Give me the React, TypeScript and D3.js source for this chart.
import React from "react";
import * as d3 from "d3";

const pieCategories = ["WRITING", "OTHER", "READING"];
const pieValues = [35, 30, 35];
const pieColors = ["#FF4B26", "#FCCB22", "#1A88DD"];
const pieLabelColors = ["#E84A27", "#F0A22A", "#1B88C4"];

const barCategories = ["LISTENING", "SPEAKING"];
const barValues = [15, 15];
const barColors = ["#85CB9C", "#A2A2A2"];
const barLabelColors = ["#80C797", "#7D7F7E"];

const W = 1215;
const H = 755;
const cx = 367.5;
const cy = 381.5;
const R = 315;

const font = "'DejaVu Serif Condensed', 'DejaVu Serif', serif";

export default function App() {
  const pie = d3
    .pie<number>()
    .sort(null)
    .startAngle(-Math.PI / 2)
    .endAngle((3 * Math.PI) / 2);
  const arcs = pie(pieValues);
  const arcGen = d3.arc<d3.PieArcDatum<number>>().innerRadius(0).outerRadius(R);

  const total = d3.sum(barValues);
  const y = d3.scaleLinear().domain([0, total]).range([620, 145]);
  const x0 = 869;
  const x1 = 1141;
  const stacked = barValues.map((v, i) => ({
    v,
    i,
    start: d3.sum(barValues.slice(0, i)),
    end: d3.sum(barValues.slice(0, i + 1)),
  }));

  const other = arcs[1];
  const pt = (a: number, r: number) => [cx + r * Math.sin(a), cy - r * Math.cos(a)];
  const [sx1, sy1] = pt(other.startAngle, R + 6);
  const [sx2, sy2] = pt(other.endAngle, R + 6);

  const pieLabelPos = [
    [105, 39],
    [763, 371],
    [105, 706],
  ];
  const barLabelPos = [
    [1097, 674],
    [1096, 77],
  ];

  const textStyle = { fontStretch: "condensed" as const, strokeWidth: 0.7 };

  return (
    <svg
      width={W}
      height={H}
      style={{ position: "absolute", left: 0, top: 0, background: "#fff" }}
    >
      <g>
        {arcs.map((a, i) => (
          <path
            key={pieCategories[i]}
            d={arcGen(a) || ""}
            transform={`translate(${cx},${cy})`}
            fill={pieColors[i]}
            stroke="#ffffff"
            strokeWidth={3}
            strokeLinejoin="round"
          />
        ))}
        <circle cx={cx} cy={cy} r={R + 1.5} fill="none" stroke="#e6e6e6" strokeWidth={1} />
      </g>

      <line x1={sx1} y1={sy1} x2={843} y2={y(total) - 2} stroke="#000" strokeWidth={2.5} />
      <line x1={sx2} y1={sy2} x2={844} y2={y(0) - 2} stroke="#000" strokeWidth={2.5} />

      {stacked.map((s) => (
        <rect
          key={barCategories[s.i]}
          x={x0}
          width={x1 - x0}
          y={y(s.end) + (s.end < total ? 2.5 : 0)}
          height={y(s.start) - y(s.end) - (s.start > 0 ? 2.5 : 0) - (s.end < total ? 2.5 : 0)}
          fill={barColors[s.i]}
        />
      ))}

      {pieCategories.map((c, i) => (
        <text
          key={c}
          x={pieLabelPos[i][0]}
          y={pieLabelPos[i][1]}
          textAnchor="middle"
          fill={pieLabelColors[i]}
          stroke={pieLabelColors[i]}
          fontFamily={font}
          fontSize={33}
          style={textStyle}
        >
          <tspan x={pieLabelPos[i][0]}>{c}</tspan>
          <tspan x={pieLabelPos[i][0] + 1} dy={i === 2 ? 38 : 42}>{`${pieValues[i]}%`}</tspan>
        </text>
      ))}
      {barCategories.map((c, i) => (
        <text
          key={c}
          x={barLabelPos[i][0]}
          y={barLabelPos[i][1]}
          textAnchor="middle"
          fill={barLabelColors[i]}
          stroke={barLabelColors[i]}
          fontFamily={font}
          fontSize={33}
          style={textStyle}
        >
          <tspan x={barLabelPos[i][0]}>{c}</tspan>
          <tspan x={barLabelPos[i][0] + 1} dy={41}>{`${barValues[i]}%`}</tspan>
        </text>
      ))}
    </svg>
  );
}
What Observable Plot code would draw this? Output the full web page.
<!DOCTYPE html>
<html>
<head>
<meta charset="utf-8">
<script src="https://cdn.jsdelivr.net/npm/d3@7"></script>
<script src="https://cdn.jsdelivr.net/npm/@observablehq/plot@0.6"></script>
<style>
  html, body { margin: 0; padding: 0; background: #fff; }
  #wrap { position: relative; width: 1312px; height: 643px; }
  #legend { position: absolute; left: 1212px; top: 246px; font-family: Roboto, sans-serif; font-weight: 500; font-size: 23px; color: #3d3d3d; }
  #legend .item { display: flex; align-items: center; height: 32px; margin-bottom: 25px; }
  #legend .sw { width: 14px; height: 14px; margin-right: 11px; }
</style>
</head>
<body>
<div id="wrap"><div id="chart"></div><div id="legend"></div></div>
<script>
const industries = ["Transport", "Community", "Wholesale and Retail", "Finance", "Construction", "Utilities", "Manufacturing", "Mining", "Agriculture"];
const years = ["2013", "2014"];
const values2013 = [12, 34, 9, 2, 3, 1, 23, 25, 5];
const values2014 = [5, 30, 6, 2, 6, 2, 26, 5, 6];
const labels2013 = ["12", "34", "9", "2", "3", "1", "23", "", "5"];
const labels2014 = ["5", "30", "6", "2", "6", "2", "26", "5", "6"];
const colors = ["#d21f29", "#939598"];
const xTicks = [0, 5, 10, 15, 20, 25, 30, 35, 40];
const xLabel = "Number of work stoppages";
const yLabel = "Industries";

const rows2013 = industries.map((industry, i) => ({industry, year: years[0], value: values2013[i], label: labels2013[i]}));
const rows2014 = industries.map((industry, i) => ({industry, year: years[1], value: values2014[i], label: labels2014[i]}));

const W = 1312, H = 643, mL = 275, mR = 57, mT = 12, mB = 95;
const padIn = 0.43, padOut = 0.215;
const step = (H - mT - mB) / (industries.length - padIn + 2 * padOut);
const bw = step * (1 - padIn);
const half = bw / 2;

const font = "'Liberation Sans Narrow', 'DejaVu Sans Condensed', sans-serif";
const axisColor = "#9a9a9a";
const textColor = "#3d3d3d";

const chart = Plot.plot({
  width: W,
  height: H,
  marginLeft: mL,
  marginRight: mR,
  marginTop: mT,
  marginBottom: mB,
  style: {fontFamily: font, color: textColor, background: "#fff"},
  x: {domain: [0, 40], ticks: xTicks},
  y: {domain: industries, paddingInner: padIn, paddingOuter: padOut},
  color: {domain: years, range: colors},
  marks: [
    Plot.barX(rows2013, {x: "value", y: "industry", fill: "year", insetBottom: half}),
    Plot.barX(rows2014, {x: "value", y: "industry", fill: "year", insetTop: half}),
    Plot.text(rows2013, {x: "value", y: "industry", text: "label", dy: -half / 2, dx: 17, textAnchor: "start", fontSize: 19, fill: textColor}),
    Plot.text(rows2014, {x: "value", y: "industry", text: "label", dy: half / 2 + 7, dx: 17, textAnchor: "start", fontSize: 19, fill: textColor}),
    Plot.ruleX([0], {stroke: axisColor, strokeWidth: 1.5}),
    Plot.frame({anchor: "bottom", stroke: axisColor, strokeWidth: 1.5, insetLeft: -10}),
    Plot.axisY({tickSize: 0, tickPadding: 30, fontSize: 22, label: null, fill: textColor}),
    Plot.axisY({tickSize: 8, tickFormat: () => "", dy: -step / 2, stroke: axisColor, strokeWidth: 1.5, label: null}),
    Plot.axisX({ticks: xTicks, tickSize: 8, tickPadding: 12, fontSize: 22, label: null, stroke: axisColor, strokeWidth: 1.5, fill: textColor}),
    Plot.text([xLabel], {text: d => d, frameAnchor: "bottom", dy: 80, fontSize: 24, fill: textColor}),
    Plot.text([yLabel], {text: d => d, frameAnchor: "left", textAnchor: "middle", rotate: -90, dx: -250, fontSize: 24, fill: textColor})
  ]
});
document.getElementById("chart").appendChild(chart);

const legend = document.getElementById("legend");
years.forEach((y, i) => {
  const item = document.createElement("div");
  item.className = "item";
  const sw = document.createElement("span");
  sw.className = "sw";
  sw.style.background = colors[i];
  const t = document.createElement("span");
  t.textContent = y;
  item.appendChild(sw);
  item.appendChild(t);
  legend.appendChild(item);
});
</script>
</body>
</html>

= = = = =

▸ **What you have to do**
Return the entries above unchanged, starting at the first line and stopping after the line with "const, strokeWidth: 0.7".

▸ **Correct response**
Give me the React, TypeScript and D3.js source for this chart.
import React from "react";
import * as d3 from "d3";

const pieCategories = ["WRITING", "OTHER", "READING"];
const pieValues = [35, 30, 35];
const pieColors = ["#FF4B26", "#FCCB22", "#1A88DD"];
const pieLabelColors = ["#E84A27", "#F0A22A", "#1B88C4"];

const barCategories = ["LISTENING", "SPEAKING"];
const barValues = [15, 15];
const barColors = ["#85CB9C", "#A2A2A2"];
const barLabelColors = ["#80C797", "#7D7F7E"];

const W = 1215;
const H = 755;
const cx = 367.5;
const cy = 381.5;
const R = 315;

const font = "'DejaVu Serif Condensed', 'DejaVu Serif', serif";

export default function App() {
  const pie = d3
    .pie<number>()
    .sort(null)
    .startAngle(-Math.PI / 2)
    .endAngle((3 * Math.PI) / 2);
  const arcs = pie(pieValues);
  const arcGen = d3.arc<d3.PieArcDatum<number>>().innerRadius(0).outerRadius(R);

  const total = d3.sum(barValues);
  const y = d3.scaleLinear().domain([0, total]).range([620, 145]);
  const x0 = 869;
  const x1 = 1141;
  const stacked = barValues.map((v, i) => ({
    v,
    i,
    start: d3.sum(barValues.slice(0, i)),
    end: d3.sum(barValues.slice(0, i + 1)),
  }));

  const other = arcs[1];
  const pt = (a: number, r: number) => [cx + r * Math.sin(a), cy - r * Math.cos(a)];
  const [sx1, sy1] = pt(other.startAngle, R + 6);
  const [sx2, sy2] = pt(other.endAngle, R + 6);

  const pieLabelPos = [
    [105, 39],
    [763, 371],
    [105, 706],
  ];
  const barLabelPos = [
    [1097, 674],
    [1096, 77],
  ];

  const textStyle = { fontStretch: "condensed" as const, strokeWidth: 0.7 };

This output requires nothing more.